We don’t know how tightly stage-managed Bernanke’s press conferences will be, but due to the importance of the Fed to global financial markets, one can assume the Fed Governor won’t adopt too candid a tone and his opening remarks will be along the lines of the current Fed minutes.
The Fed has to tread carefully. After all, former Fed Governor Alan Greenspan could move the markets based on how full his brief case looked before a meeting.
Bernanke the academic will also have toughen up when he faces the Q&A sessions. Journalists will be hungry to break a story and trick him into saying too much. He will need to be able to control how much he gives away in his answers, so it is likely that the first few conferences could be fairly dull affairs. Added to this, Bernanke will want to perfect the art of the live press conference before he signals a shift in policy.

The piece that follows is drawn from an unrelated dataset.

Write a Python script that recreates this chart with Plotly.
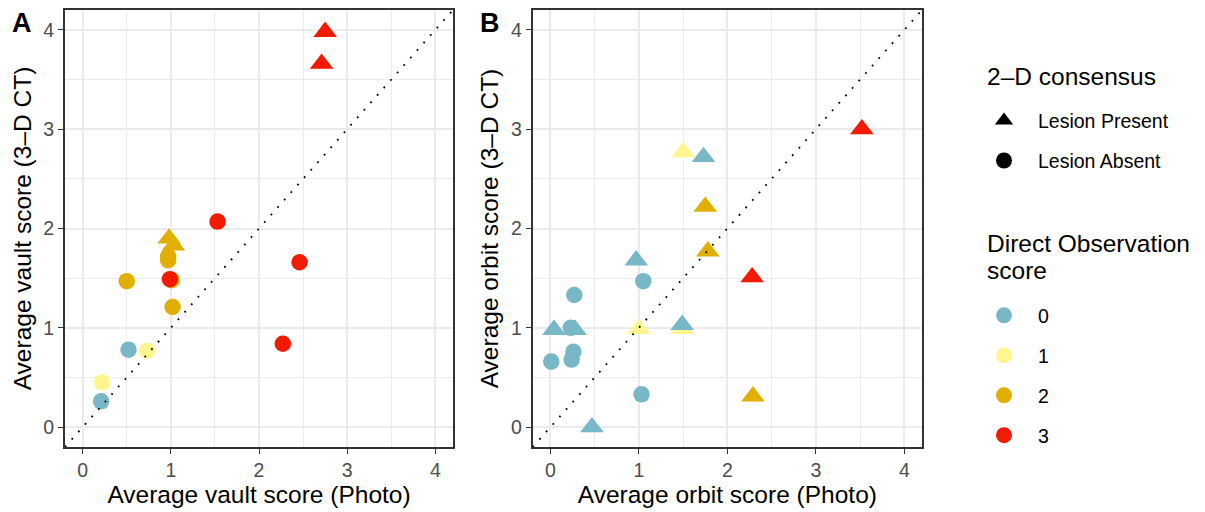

So why is the Fed embarking on these press conferences? The ostensible answer is that the ECB have won more praise for their communication strategy than the Fed, especially during the financial crisis. Added to this, when transparency is key to the financial industry it helps to have a central bank that doesn’t only operate behind closed doors but instead opens itself up to the scrutiny of the press.
But there is another aspect to these press conferences. Traditionally FOMC members tend to vote in line with the Governor. Greenspan’s stewardship was notorious for the Governor’s sway over policy decisions. Yet in recent months we have seen a dissenter (Tom Hoenig, President of the Kansas Fed) and a divergence of views amongst Fed members. More hawkish members like Philadelphia Fed President Plosser and Minneapolis President Narayana Kocherlakota have hinted they would like to see either rates rise or QE2 potentially cut short. This is in stark contrast to Bernanke and New York Fed President Dudley who remain arch doves and are still worried about the economic outlook.
By holding his own press conferences Bernanke will have the opportunity to steer the debate back to his own line of thinking. While some have argued that the divergence of opinion within the Fed suggests we are in a new epoch, we are not so sure. By giving Bernanke the hold of the reigns of the Fed’s direct communication with the market and the press he also gets to push his point of view to the front of the discussion.
So while all eyes will be on Bernanke on 27 April, it is also his chance to stamp his own view on Fed policy expectations.